Hurley never promoted the track, as he was "under pressure" to complete the Hold on to Your Dream album. He did not know that the track had reached number one on the UK Singles Chart—when his manager mentioned, in passing, that the track had hit number one in the UK, he assumed this meant on the UK Dance Chart. In spite of the song's success, Hurley has had no further solo singles whatsoever (under his own name) on the UK Singles Chart. "Jack Your Body" was re-released, each time with new remixes, in 1987, 1992, 2000, and 2009.

==Impact and legacy==
In 1996, Oliver Bondzio of German electronic music duo Hardfloor chose "Jack Your Body" as one of the tunes that changed his life, saying, "This was one of the first tracks I heard being played in Checkers, a club in Düsseldorf I went to for three years. It had the best sound system and DJs. It was the first to play house and acid house tunes. I like the way they sampled the 'jack' in the old skool way. You can't forget this one." In 2014, Rolling Stone featured it in their "20 Best Chicago House Records" list, adding, "Arriving a few years into house's existence, Hurley's "Jack Your Body" came out swinging with unapologetic experimentation — its Roland-centered electronic spine helping to touch off the acid house revolution in the U.K. Here was something far removed from disco's orchestral feel and entirely new. It was ultimately the first house song to hit Number One in the U.K."

In 2020, The Guardian ranked the song number 50 in their list of "The 100 greatest UK No 1s", writing, "It's hard to imagine now how strange and alien 'Jack Your Body' sounded in 1987. Other early house hits had at least come with a song or a hook attached, but this had neither: it may be the most minimal No 1 of all time.
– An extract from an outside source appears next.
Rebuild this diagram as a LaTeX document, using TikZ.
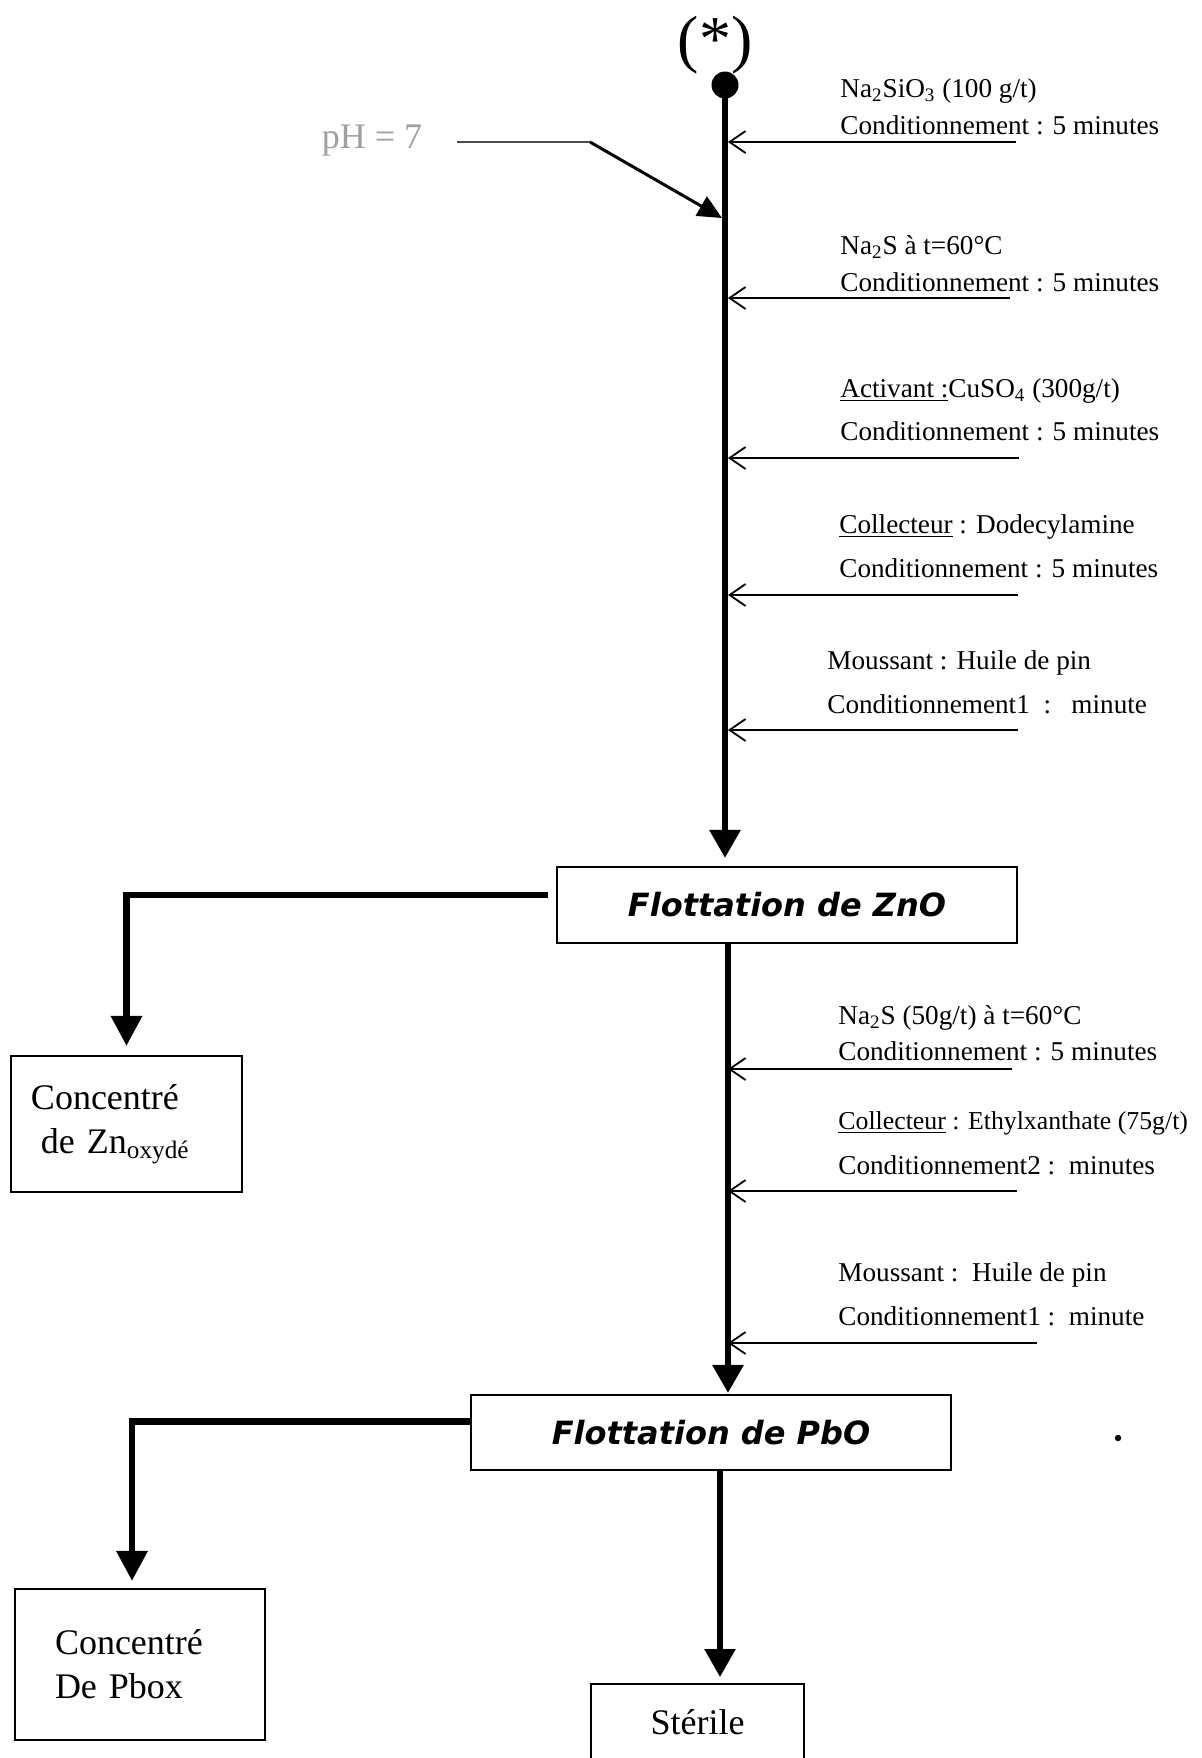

It isn't by any stretch of the imagination the best Chicago had to offer in 1987: as a signal of a vast shift in the way pop music sounded, it's unbeatable." In 2024, Classic Pop ranked it number 10 in their list of "Top 20 80s House Hits". In 2025, Billboard magazine ranked it number 36 in their list of "The 50 Best House Songs of All Time".

==Track listings==
- 1986 7-inch single
1. "Jack Your Body" (edit) – 3:13
2. "Dub Your Body" (edit) – 3:35

- 1986 12-inch single
3. "Jack Your Body" (Club Your Body) – 6:50
4. "Jack Your Body" (Dub Your Body) – 6:25
5. "Jack Your Body" (Home Made) – 6:34
6. "Steve 'Silk' Hurley" – 7:03

- 1987 12-inch single
7. "Jack Your Body" (Monty 'House' remix) – 6:29 (remixed by Simon Harris)
8. "Jack Your Body" (Club Your Body) – 6:50
9. "Jack Your Body" (Dub Your Body) – 6:25

- "Back to Jack Your Body '92" (12-inch and CD single)
10. "Back to Jack Your Body" (remix) – 4:52 (remixed by Burger Industries)
11. "Jack Your Body" (Def-mix) – 6:47 (remixed by Burger Industries)
12. "Jack Your Body" (Ambient-remix) – 9:38 (remixed by The Bionaut)

- "Jack Your Body 2000" (12-inch single 1)
13. "Jack Your Body" (original 1986 mix—digitally re-produced & edited) – 9:17
14. "Jack Your Body" (Silk's Y2K mix) – 6:56
15. "Jack Your Body" (Silk's Y2K dub) – 5:31

- "Jack Your Body 2000" (12-inch single 2)
16. "Jack Your Body" (Jazz Yo Body dub)
17. "Jack Your Body" (Peppi & Kokki remix)
18. "Jack Your Body" (Kidd's Classic remix)
19. "Jack Your Body" (Swing Yo Body)

- "Jack Your Body" (2009 digital release)
20. "Jack Your Body" (Hardfloor radio edit) – 3:15
21. "Jack Your Body" (Hardfloor remix) – 6:52
22. "Jack Your Body" (Ambient remix by Burger Industries) – 5:03
23. "Jack Your Body" (original club mix) – 6:53

==Charts==

===Weekly charts===

| Chart (1986–1987) | Peak position |
|---|---|
| Austria (Ö3 Austria Top 40) | 25 |
| Belgium (Ultratop 50 Flanders) | 18 |
| Europe (European Hot 100 Singles) | 9 |
| Ireland (IRMA) | 1 |
| Netherlands (Dutch Top 40) | 14 |
| Netherlands (Single Top 100) | 16 |
| UK Singles (Official Charts) | 1 |
| US 12-inch Singles Sales (Billboard) | 37 |
| US Dance/Disco Club Play (Billboard) | 25 |
| West Germany (GfK) | 14 |

===Year-end charts===

| Chart (1987) | Position |
|---|---|
| UK Singles (OCC) | 38 |

==Certifications==

| Region | Certification | Certified units/sales |
| United Kingdom (BPI) | Silver | 250,000^{^} |
^{^} Shipments figures based on certification alone.